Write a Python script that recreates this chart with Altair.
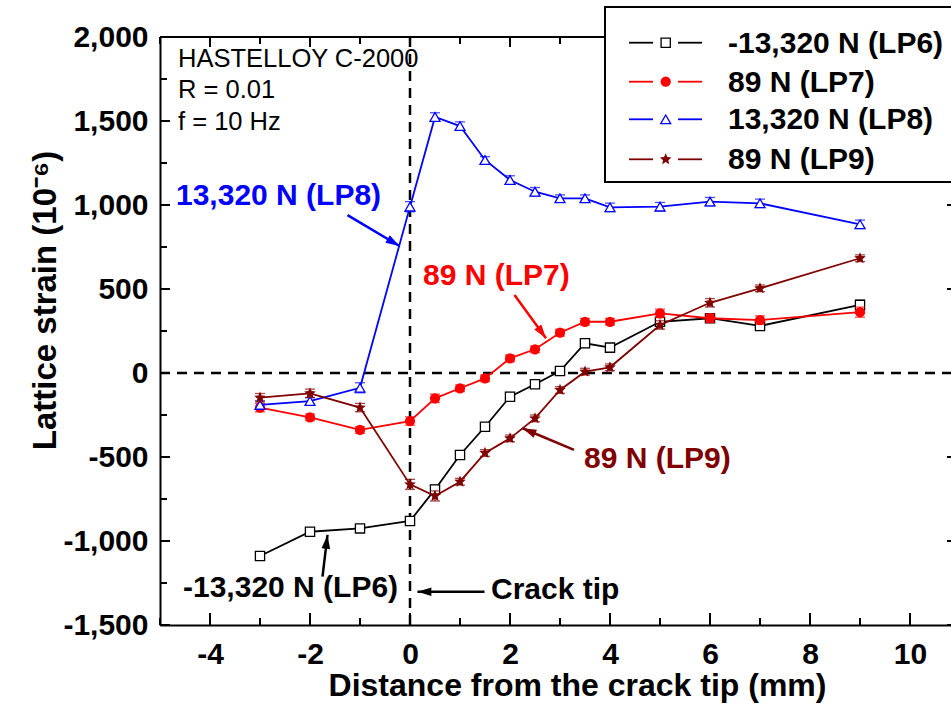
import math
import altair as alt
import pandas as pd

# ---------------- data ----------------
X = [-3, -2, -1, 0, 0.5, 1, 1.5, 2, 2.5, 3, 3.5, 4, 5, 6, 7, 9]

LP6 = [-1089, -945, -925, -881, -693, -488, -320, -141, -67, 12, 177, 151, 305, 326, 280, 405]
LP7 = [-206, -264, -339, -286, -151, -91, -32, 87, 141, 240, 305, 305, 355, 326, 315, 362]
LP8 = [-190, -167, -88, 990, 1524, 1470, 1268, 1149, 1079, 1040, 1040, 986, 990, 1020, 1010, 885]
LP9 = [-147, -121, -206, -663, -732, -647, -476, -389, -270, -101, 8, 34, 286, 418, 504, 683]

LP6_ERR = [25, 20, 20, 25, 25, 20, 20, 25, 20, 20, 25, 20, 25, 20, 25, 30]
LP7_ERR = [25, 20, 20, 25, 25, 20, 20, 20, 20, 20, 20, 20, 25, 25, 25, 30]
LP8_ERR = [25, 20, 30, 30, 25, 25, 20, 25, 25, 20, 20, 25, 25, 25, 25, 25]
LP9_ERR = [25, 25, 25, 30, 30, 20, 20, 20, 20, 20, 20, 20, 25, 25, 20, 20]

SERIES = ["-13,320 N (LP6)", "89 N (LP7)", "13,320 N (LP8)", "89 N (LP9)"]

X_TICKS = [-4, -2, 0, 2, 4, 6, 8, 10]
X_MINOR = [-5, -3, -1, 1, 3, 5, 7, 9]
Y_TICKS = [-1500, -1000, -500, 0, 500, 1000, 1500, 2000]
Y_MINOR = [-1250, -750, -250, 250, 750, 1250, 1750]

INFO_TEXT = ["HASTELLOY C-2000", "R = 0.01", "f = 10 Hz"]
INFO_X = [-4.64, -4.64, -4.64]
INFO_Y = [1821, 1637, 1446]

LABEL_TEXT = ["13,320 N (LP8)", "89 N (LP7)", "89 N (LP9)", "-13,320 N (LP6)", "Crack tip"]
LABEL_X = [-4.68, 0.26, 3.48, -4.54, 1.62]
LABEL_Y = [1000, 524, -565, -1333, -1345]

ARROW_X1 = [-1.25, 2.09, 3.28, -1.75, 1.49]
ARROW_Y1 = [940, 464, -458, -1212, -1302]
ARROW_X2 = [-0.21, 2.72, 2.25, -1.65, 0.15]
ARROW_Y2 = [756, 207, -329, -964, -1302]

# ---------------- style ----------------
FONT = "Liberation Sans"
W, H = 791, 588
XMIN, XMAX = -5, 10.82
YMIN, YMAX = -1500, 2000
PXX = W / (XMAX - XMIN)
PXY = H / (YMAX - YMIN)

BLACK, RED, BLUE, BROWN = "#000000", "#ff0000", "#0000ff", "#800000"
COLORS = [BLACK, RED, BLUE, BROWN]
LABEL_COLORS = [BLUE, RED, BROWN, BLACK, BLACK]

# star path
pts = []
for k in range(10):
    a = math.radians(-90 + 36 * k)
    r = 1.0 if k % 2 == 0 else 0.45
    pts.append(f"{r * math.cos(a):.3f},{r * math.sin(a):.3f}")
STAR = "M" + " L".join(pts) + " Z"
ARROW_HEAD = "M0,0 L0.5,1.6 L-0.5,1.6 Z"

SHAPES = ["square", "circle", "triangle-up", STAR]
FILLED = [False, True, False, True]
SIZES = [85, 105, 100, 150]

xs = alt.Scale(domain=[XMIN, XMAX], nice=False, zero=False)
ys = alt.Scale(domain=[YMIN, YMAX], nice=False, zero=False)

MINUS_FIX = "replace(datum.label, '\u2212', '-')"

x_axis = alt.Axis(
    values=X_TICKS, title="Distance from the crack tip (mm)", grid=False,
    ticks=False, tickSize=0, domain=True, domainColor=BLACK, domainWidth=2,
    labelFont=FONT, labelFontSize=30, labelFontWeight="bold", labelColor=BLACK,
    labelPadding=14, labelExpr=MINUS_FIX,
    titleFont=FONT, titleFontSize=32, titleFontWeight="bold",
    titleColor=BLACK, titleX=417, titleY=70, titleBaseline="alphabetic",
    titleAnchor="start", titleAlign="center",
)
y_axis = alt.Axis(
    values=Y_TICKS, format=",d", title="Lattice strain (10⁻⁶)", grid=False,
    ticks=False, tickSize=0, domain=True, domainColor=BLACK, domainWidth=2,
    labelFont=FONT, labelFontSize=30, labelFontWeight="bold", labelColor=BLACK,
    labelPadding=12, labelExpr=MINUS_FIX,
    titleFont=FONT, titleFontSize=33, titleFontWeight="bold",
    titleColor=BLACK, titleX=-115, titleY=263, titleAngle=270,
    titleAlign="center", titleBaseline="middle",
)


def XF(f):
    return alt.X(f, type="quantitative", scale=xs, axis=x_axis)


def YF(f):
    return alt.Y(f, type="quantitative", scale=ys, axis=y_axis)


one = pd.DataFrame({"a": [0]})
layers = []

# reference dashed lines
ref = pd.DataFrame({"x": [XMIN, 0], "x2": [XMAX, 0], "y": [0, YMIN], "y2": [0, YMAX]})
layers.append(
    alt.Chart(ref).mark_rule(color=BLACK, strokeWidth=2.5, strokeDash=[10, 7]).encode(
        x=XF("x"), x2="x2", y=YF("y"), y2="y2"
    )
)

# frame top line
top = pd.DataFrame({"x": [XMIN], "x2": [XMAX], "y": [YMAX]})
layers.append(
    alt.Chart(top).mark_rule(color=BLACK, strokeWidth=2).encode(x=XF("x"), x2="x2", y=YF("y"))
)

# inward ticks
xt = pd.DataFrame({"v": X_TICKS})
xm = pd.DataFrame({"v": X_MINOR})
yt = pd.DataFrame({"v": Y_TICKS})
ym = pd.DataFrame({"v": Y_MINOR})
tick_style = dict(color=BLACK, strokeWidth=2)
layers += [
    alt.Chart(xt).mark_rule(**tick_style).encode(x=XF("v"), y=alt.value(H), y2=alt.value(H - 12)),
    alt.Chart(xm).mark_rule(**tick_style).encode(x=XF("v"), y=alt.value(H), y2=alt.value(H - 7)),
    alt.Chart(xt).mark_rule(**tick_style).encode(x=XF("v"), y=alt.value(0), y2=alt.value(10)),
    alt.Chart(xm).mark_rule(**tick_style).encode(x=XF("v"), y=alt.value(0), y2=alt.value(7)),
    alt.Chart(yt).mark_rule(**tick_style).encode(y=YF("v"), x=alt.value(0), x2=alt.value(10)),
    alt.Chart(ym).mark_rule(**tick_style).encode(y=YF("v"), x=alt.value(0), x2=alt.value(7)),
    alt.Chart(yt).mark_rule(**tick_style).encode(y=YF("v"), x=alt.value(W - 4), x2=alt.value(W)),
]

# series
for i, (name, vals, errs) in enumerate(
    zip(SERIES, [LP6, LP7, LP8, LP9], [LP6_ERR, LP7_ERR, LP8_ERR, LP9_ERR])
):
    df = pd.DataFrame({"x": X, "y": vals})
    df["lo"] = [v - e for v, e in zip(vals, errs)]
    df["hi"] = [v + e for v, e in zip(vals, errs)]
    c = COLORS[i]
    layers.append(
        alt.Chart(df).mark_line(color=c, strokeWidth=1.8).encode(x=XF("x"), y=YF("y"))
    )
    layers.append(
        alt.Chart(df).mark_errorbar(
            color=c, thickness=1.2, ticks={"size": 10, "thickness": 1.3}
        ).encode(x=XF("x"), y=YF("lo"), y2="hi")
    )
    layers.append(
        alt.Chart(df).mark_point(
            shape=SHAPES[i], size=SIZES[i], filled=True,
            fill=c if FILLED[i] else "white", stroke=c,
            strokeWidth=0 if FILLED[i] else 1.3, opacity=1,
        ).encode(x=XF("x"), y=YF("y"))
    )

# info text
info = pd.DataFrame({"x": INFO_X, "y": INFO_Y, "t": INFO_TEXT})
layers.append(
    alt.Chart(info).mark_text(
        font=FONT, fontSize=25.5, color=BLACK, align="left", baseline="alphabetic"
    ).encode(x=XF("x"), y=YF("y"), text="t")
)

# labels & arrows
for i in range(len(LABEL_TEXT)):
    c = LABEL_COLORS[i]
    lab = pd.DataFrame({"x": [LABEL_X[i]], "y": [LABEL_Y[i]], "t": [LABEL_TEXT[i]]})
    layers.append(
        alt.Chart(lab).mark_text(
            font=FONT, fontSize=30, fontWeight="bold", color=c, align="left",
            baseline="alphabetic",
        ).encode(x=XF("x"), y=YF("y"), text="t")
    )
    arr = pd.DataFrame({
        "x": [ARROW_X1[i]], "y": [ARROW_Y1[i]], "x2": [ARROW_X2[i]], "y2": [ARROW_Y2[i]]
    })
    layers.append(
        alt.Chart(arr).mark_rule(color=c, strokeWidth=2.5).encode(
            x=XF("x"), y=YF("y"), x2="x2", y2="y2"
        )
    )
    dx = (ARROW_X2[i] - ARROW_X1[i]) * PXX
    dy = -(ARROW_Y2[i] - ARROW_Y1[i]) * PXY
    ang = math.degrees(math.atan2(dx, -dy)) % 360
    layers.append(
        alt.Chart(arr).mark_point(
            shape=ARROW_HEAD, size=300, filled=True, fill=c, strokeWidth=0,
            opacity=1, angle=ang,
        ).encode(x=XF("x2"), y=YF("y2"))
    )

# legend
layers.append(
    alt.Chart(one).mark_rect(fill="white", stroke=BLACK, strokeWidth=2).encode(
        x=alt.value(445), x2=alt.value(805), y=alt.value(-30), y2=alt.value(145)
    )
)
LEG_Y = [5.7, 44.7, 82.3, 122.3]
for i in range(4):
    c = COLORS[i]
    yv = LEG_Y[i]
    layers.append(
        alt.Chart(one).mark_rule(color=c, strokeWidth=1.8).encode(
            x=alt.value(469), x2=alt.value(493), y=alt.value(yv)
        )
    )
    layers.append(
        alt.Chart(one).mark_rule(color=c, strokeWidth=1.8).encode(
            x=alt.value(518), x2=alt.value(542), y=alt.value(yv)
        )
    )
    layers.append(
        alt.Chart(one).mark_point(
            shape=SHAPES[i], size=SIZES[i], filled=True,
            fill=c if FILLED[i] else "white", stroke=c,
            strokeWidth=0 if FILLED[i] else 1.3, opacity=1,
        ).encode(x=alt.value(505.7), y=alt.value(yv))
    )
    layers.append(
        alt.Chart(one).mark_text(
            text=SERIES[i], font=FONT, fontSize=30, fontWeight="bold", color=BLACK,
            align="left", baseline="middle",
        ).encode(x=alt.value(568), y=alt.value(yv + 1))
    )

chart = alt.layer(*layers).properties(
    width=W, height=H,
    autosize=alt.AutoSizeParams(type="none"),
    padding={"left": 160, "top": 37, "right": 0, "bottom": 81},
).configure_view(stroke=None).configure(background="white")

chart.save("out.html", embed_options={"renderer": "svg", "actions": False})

- - -

> [GOAL]: Return exactly what appears from the opening line of the material through the line with "4, 5, 6, 7, 9]", apart from the pictures.

> [RESULT BELOW]:
Write a Python script that recreates this chart with Altair.
import math
import altair as alt
import pandas as pd

# ---------------- data ----------------
X = [-3, -2, -1, 0, 0.5, 1, 1.5, 2, 2.5, 3, 3.5, 4, 5, 6, 7, 9]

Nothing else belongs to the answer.